Milutin Kërçiç

Personal information
- Date of birth: 1958
- Place of birth: Korçë, PR Albania
- Date of death: 7 February 2021 (aged 63)
- Place of death: Gusinje, Montenegro
- Position: Striker

Youth career
- 0000–1975: Skënderbeu

Senior career*
- Years: Team / Apps / (Gls)
- 1975–1983: Skënderbeu

International career
- Albania U21
- 1983: Albania / 1 / (0)

Managerial career
- 2010–2013: Skënderbeu (assistant and translator)

= Milutin Kërçiç =

Albanian footballer

Milutin Kërçiç (Milutin Kerčić; 1958 – 7 February 2021) was an Albanian football manager and former player who played as a striker.

==Career==
Born in Korçë, PR Albania to Montenegrin parents from Gusinje, Kërçiç began his football career with local club Skënderbeu, where he played in the youth ranks until 1975 before being promoted to the senior team.
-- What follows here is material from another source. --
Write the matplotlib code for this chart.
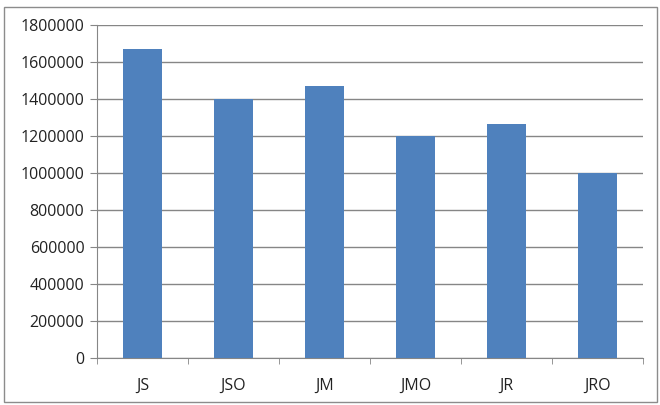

He spent his entire senior career at Skënderbeu from 1975 to 1983, representing the club in domestic competitions.

Kërçiç also had a brief international career, featuring for the Albania U21 team, and earning one cap for the senior Albania national team in 1983. Although he did not score at the international level, his contributions at club level made him a notable figure in Albanian football during the late 1970s and early 1980s.

After retiring as a player, Kërçiç worked in football management, serving as an assistant and translator for Slavic-speaking players at Skënderbeu from 2010 to 2013. He died on 7 February 2021 in Gusinje, Montenegro, at the age of 63.